Где-то кандидат настолько очевиден и понятен избирателю, что там вопросов не возникает. А как минимум в трех территориях избирательные кампании губернаторам пришлось из Москвы вести в ручном режиме. Были сомнения, что все будет хорошо. Три губернатора из числа предложенных президентом имели реальные шансы проиграть.
— Но не проиграли же.
— Не проиграли потому, что эксперты-политтехнологи активно включились в предвыборную кампанию и помогли официальному кандидату победить. Какая в этом червоточина? Выдвижению президентом кого-то в качестве и.о. губернатора предшествует очень серьезная процедура, самый настоящий кастинг, целая система проверок.

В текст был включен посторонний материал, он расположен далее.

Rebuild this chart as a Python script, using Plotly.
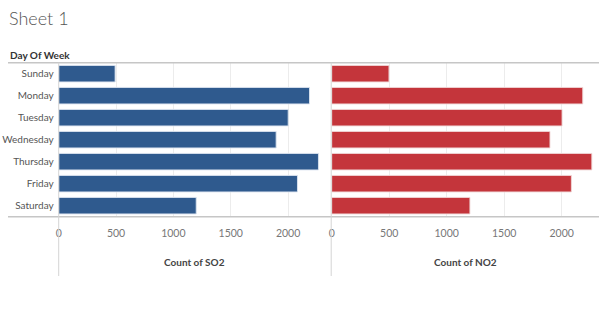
import plotly.graph_objects as go

days = ["Sunday", "Monday", "Tuesday", "Wednesday", "Thursday", "Friday", "Saturday"]
so2_counts = [492, 2187, 2001, 1896, 2265, 2082, 1199]
no2_counts = [498, 2183, 2003, 1898, 2262, 2084, 1202]
tick_vals = [0, 500, 1000, 1500, 2000]
tick_text = ["0", "500", "1000", "1500", "2000"]

W, H = 599, 331
FONT = "Liberation Sans Narrow, Lato, Liberation Sans, sans-serif"

def px(x):
    return x / W

def py(y):
    return 1 - y / H

plot_top, plot_bot = 62.7, 216.7
left_dom = [px(58.7), px(330.5)]
right_dom = [px(331.7), px(598.5)]

fig = go.Figure()
fig.add_trace(go.Bar(
    y=days, x=so2_counts, orientation="h", xaxis="x", yaxis="y",
    marker=dict(color="#2F5A8E", line=dict(color="rgba(220,228,240,0.9)", width=1)),
    width=0.75, showlegend=False,
))
fig.add_trace(go.Bar(
    y=days, x=no2_counts, orientation="h", xaxis="x2", yaxis="y2",
    marker=dict(color="#C4353B", line=dict(color="rgba(240,215,215,0.9)", width=1)),
    width=0.75, showlegend=False,
))

axis_common = dict(
    tickvals=tick_vals, ticktext=tick_text,
    showgrid=True, gridcolor="#ececec", gridwidth=1,
    zeroline=False, showline=False, automargin=False,
    tickfont=dict(family=FONT, size=10.5, color="#777777"),
    ticks="", ticklabelstandoff=9, fixedrange=True,
)

fig.update_layout(
    width=W, height=H,
    margin=dict(l=0, r=0, t=0, b=0, autoexpand=False),
    paper_bgcolor="white", plot_bgcolor="white",
    bargap=0.25,
    xaxis=dict(domain=left_dom, range=[0, 2370], anchor="y", **axis_common),
    xaxis2=dict(domain=right_dom, range=[0, 2320], anchor="y2", **axis_common),
    yaxis=dict(
        domain=[py(plot_bot), py(plot_top)], anchor="x", automargin=False,
        categoryorder="array", categoryarray=days, autorange="reversed",
        tickfont=dict(family=FONT, size=10, color="#555555"),
        ticks="", ticklabelstandoff=4, showgrid=False, showline=False, zeroline=False,
        fixedrange=True,
    ),
    yaxis2=dict(
        domain=[py(plot_bot), py(plot_top)], anchor="x2", automargin=False,
        categoryorder="array", categoryarray=days, autorange="reversed",
        showticklabels=False, showgrid=False, showline=False, zeroline=False,
        fixedrange=True,
    ),
)

line_col = "#c6c6c6"
shapes = [
    dict(type="line", xref="paper", yref="paper", x0=px(8), x1=1, y0=py(plot_top), y1=py(plot_top),
         line=dict(color=line_col, width=1.5)),
    dict(type="line", xref="paper", yref="paper", x0=px(8), x1=1, y0=py(plot_bot), y1=py(plot_bot),
         line=dict(color=line_col, width=1.5)),
    dict(type="line", xref="paper", yref="paper", x0=px(58.7), x1=px(58.7), y0=py(plot_top), y1=py(276),
         line=dict(color="#d4d4d4", width=1)),
    dict(type="line", xref="paper", yref="paper", x0=px(331.2), x1=px(331.2), y0=py(plot_top), y1=py(276),
         line=dict(color="#d4d4d4", width=1)),
]
fig.update_layout(shapes=shapes)

annotations = [
    dict(text="Sheet 1", xref="paper", yref="paper", x=px(7), y=py(18), xanchor="left", yanchor="middle",
         showarrow=False, font=dict(family=FONT, size=18, color="#555555", weight=300)),
    dict(text="<b>Day Of Week</b>", xref="paper", yref="paper", x=px(8), y=py(55), xanchor="left",
         yanchor="middle", showarrow=False, font=dict(family=FONT, size=10, color="#333333")),
    dict(text="<b>Count of SO2</b>", xref="paper", yref="paper", x=(left_dom[0] + left_dom[1]) / 2,
         y=py(262), xanchor="center", yanchor="middle", showarrow=False,
         font=dict(family=FONT, size=10, color="#444444")),
    dict(text="<b>Count of NO2</b>", xref="paper", yref="paper", x=(right_dom[0] + right_dom[1]) / 2,
         y=py(262), xanchor="center", yanchor="middle", showarrow=False,
         font=dict(family=FONT, size=10, color="#444444")),
]
fig.update_layout(annotations=annotations)

fig.write_html("out.html")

— Получается, что реальные выборы у нас — с одним избирателем, остальное — формальность?
— Выборы у нас всегда реальны. Можно совершить ошибку и на ровном месте проиграть. Хотя, конечно, президент всегда выдвигает кандидата, который должен победить. Ответьте мне на вопрос: зачем президенту выдвигать кандидата, который проиграет?